NEWS FROM 100 YEARS AGO : 10 December 1925

10 DECEMBER 1925

By the decision of the National Wages Board, no change will be made in the wages and conditions of the men—the companies not having made out their case for a reduction, and the Board not being able to entertain the claims of the men’s Unions for increases in wages and improvement in conditions.

The House of Lords passed through all its stages the Bill to confirm the recent Irish agreement, and the Glasgow Boundaries Bill was also disposed of. A new clause was inserted in the Criminal Justice Bill eliminating forfeiture of theatre licence as the sole penalty for the unauthorised performance of plays, and leaving it to the discretion of the Magistrates to impose a pecuniary penalty as an alternative to a temporary or permanent suspension of the licence.
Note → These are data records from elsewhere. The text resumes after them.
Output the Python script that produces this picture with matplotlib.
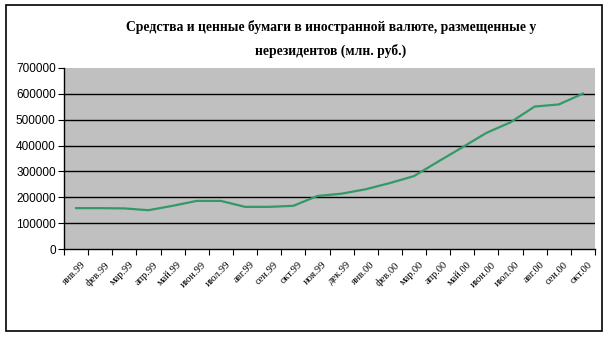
import numpy as np
import matplotlib
matplotlib.use("Agg")
import matplotlib.pyplot as plt
from matplotlib.patches import Rectangle

months = ["янв.99", "фев.99", "мар.99", "апр.99", "май.99", "июн.99",
          "июл.99", "авг.99", "сен.99", "окт.99", "ноя.99", "дек.99",
          "янв.00", "фев.00", "мар.00", "апр.00", "май.00", "июн.00",
          "июл.00", "авг.00", "сен.00", "окт.00"]
values = [158000, 158000, 157000, 150000, 167000, 186000,
          186000, 163000, 163000, 167000, 205000, 214000,
          231000, 255000, 282000, 338000, 393000, 449000,
          490000, 551000, 559000, 601000]
yticks = [0, 100000, 200000, 300000, 400000, 500000, 600000, 700000]

W, H = 609, 337
fig = plt.figure(figsize=(W / 100, H / 100), dpi=100)

# outer frame
fig.patches.append(Rectangle((5.5 / W, (H - 331) / H), (602 - 5.5) / W, (331 - 5) / H,
                             transform=fig.transFigure, fill=False,
                             edgecolor="black", linewidth=1.2))

ax = fig.add_axes([64 / W, (H - 249) / H, (595 - 64) / W, (249 - 68) / H])
ax.set_facecolor("#c0c0c0")

x = np.arange(len(months))
ax.plot(x, values, color="#339966", linewidth=1.6, zorder=3)

ax.set_xlim(-0.5, len(months) - 0.5)
ax.set_ylim(0, 700000)

for v in yticks[1:-1]:
    ax.axhline(v, color="black", linewidth=1, zorder=2)

ax.set_yticks(yticks)
ax.set_yticklabels([str(v) for v in yticks], fontsize=8.5, family="Liberation Sans")
ax.tick_params(axis="y", direction="out", length=4, width=0.8, pad=2)

ax.set_xticks(np.arange(len(months) + 1) - 0.5, minor=True)
ax.set_xticks(x + 0.2)
ax.set_xticklabels(months, rotation=45, ha="right", rotation_mode="anchor",
                   fontsize=7.5, family="Liberation Serif")
ax.tick_params(axis="x", which="major", length=0, pad=8)
ax.tick_params(axis="x", which="minor", direction="out", length=4, width=0.8)

for s in ["top", "right"]:
    ax.spines[s].set_visible(False)
ax.spines["left"].set_linewidth(1)
ax.spines["bottom"].set_linewidth(1)

fig.text(331 / W, (H - 39) / H,
         "Средства и ценные бумаги в иностранной валюте, размещенные у\nнерезидентов (млн. руб.)",
         ha="center", va="center", fontsize=9.8, fontweight="bold",
         family="Liberation Serif", linespacing=1.9)

fig.savefig("out.png", dpi=100)
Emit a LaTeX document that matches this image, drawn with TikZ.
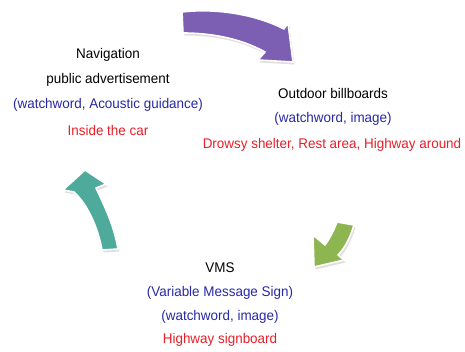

Mr Snowden’s amendment for the rejection of the Safeguarding of Industries (Customs Duties) Bill was defeated in the House of Commons by 308 to 142, and the Bill was read a second time. Defending the duties, Mr Churchill said they covered one-three-hundredth part of our imports. The Government would require three hundred years to carry a general tariff at the rate they were proceeding. He affirmed his opposition to a general tariff, and said that the Government, while carrying out its safeguarding pledges, had no intention of reviving issues that would divide friends and unite opponents.

Questions relating to the duration of the Treaty with Iraq were asked in the House of Commons. There was very little truth, said the Prime Minister, in the suggestion that Britain was to be bound down to the protection of Iraq for another twenty-five years after the expiry of the present Treaty.

Lord Oxford, speaking at the Liberal Fair in London, said that “Fight every seat” would be one of their battle-cries in the next campaign.

Sir James Craig, Premier of Northern Ireland, explained in the House of Commons, at Belfast, the position of Ulster under the Boundary Agreement.

Mr Ramsay MacDonald, speaking to his constituents at Port Talbot, said this country had lost its peasant population—it had wasted it. The Labour party could, however, bring them back by a well-devised scheme of land settlement. They would settle people on the land in groups of at least 200 families. Land settlement and afforestation must be co-ordinated.